Stop at the line containing "600, 700, 800];": write out every line from the beginning of the entries up to and including it, minus the pictures.

Records from a data source:
********************

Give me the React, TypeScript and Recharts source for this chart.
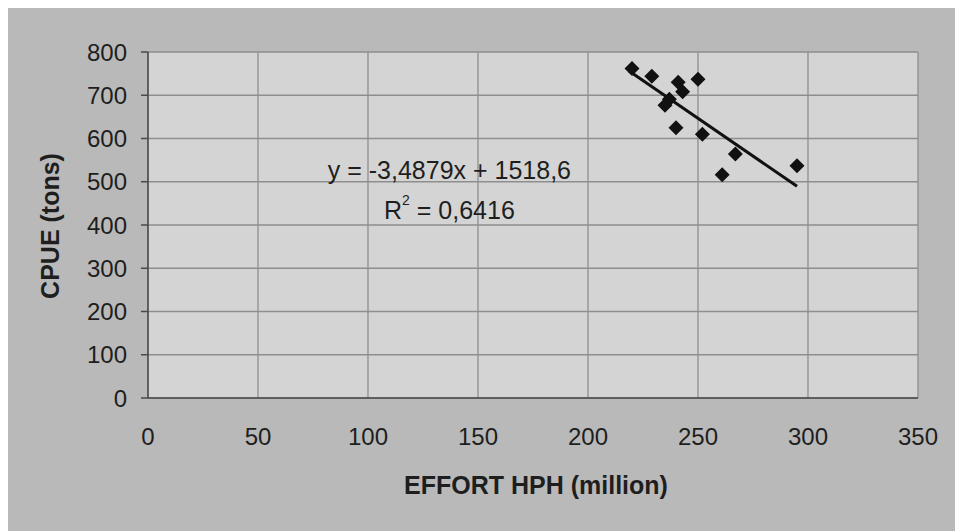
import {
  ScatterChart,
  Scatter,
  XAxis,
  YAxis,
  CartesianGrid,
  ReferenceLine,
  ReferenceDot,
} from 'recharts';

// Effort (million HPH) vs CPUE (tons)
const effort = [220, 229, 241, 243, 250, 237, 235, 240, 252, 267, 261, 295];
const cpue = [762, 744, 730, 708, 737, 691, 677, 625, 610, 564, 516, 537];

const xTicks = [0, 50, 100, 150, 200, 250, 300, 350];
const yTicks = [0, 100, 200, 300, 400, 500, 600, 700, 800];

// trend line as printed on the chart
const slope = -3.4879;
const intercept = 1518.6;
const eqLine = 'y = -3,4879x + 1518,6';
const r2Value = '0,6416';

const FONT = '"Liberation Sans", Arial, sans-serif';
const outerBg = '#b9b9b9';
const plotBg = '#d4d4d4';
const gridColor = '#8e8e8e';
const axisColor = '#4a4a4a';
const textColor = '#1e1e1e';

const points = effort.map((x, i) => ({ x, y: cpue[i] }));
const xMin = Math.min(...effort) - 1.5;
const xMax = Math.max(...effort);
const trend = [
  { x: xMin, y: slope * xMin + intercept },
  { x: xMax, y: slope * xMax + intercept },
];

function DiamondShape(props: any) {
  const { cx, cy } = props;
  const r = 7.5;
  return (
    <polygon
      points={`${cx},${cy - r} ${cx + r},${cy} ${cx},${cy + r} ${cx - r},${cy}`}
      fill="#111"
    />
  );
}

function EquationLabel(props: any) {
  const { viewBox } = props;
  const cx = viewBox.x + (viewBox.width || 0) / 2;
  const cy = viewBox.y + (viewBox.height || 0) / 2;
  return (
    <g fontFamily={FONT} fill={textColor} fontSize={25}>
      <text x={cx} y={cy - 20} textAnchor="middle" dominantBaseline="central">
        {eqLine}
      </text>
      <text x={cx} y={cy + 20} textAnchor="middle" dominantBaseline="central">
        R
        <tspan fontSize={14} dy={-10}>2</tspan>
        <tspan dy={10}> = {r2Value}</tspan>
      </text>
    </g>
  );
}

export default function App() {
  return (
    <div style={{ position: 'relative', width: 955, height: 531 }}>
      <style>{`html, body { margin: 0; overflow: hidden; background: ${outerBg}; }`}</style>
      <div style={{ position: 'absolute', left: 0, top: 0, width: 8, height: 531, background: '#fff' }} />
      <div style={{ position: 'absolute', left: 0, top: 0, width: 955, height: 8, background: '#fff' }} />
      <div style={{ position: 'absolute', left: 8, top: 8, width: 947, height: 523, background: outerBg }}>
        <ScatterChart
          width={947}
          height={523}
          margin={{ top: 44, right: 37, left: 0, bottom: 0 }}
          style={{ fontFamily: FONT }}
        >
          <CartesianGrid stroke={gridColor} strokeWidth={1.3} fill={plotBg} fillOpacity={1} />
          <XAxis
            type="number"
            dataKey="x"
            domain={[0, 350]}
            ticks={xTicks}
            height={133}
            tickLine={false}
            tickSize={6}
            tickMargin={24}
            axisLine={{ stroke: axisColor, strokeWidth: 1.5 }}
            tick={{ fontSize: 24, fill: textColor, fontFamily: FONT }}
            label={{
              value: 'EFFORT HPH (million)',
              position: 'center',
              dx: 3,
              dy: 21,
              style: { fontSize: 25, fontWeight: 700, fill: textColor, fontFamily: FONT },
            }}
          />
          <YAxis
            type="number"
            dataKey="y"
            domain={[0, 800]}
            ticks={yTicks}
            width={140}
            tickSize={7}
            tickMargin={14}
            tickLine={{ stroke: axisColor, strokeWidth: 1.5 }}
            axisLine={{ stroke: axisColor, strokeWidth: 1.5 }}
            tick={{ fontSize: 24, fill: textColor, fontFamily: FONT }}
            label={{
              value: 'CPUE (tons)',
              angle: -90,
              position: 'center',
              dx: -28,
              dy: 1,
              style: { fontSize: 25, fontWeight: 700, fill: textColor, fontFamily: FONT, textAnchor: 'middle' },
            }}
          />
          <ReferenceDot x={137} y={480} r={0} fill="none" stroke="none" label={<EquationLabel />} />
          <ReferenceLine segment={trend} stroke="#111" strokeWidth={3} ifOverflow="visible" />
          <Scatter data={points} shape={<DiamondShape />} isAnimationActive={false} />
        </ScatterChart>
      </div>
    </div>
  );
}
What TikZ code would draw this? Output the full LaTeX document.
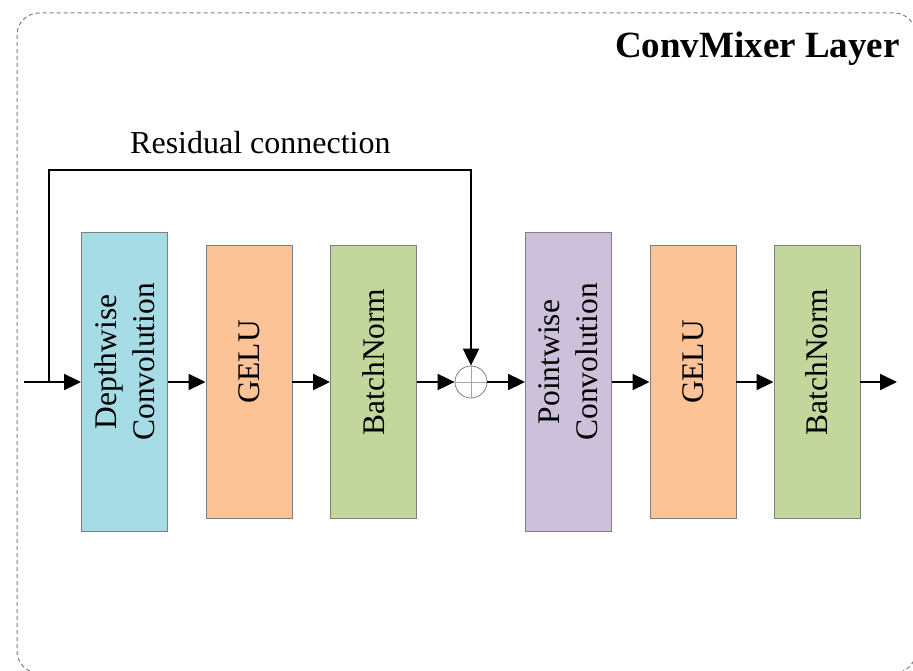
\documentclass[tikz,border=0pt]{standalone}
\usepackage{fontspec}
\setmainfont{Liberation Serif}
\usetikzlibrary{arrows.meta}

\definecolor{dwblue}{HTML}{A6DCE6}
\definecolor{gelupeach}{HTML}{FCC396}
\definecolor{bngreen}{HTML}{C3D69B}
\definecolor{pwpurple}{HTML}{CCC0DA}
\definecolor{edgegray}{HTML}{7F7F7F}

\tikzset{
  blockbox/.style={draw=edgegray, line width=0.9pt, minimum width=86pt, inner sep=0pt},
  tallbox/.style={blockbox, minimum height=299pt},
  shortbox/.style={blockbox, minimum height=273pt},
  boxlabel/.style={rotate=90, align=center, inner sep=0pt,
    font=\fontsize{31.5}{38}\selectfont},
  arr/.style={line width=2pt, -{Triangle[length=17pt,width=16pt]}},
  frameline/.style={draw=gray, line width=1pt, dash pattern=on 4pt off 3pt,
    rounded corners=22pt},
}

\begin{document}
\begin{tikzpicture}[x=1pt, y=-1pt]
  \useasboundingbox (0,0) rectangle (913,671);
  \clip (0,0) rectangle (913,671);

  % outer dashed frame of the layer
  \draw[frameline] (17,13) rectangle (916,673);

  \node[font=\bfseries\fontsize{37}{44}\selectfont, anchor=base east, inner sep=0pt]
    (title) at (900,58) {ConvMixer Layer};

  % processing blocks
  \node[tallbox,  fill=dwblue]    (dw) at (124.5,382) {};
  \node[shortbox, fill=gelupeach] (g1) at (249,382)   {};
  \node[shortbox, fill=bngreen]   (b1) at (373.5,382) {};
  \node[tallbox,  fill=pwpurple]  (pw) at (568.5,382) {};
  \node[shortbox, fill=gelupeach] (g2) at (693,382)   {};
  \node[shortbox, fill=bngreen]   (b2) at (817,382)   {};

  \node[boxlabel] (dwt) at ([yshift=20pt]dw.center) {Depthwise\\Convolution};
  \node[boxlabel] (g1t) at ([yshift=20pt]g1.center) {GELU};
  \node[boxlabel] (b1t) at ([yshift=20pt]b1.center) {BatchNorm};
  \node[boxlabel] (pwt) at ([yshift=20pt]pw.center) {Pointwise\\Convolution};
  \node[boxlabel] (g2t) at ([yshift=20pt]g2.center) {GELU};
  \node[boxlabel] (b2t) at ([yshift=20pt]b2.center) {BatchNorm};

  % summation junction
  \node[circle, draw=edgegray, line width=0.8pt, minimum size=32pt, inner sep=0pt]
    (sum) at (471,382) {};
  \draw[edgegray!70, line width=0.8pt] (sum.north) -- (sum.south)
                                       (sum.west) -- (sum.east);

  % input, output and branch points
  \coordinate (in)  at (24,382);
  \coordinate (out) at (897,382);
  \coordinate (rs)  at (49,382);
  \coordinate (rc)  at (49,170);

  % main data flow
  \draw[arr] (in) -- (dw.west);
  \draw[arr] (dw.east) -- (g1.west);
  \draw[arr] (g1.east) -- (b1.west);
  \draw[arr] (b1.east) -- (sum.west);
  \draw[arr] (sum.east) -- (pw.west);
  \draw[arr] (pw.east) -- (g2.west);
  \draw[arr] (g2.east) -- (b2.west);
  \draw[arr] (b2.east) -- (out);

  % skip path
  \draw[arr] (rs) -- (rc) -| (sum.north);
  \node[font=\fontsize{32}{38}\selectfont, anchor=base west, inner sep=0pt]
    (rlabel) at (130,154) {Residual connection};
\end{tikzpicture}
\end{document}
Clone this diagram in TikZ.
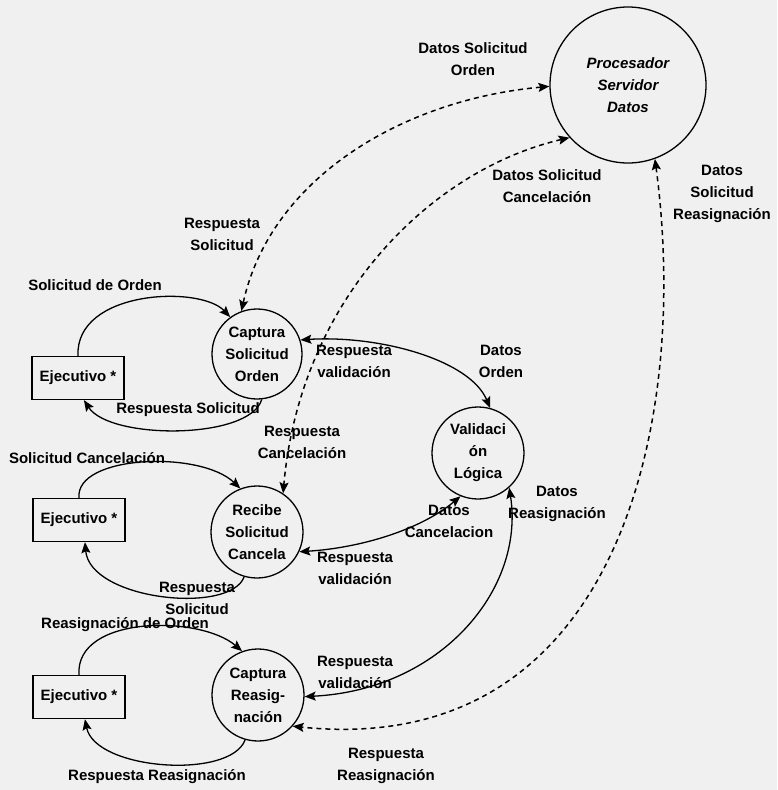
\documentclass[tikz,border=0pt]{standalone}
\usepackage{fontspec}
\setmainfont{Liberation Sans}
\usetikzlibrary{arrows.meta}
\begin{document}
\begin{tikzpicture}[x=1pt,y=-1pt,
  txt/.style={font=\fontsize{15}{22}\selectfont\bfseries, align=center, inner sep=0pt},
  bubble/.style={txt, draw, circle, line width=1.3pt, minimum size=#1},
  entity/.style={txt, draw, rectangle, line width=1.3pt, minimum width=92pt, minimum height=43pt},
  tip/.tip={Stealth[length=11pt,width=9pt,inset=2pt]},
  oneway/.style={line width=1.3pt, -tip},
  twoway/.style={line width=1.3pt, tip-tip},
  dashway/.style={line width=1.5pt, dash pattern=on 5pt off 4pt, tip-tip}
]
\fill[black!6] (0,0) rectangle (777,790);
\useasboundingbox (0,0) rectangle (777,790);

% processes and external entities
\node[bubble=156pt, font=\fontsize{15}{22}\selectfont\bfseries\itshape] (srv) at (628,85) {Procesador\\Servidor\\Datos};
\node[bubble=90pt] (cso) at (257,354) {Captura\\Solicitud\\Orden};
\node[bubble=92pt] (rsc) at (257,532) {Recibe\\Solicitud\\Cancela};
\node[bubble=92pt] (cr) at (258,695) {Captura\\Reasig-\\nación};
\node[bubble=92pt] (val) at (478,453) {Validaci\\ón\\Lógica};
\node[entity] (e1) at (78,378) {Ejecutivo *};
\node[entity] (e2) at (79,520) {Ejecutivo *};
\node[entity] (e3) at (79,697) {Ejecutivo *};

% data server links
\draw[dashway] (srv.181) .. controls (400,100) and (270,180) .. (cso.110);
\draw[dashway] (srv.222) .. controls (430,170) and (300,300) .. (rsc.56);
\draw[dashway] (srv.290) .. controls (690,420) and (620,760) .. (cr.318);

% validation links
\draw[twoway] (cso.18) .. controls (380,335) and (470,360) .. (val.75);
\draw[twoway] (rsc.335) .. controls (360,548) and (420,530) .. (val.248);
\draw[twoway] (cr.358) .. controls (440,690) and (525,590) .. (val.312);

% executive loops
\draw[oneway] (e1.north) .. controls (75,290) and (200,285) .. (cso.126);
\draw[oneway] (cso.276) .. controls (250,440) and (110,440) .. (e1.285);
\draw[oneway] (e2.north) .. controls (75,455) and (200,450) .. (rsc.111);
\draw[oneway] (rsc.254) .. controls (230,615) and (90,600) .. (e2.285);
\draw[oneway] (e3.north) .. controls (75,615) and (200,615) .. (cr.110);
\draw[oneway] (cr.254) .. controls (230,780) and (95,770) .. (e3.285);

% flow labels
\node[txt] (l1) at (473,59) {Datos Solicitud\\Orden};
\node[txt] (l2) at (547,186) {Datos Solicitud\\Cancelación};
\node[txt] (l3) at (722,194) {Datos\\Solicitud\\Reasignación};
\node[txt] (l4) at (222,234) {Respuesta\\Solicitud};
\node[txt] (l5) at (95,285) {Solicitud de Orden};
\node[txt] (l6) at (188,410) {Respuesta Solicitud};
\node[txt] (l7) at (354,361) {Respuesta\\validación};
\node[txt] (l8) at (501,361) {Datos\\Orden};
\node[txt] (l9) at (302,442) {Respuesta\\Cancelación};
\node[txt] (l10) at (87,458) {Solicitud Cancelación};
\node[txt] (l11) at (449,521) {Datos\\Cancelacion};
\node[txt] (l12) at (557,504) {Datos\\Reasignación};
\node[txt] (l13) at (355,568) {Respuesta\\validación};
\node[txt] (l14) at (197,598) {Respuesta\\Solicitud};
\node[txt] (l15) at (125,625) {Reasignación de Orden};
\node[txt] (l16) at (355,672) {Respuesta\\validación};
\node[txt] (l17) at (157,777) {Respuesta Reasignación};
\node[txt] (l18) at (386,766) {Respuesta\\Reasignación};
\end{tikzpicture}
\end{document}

********************

_Output of the exercise:_
Give me the React, TypeScript and Recharts source for this chart.
import {
  ScatterChart,
  Scatter,
  XAxis,
  YAxis,
  CartesianGrid,
  ReferenceLine,
  ReferenceDot,
} from 'recharts';

// Effort (million HPH) vs CPUE (tons)
const effort = [220, 229, 241, 243, 250, 237, 235, 240, 252, 267, 261, 295];
const cpue = [762, 744, 730, 708, 737, 691, 677, 625, 610, 564, 516, 537];

const xTicks = [0, 50, 100, 150, 200, 250, 300, 350];
const yTicks = [0, 100, 200, 300, 400, 500, 600, 700, 800];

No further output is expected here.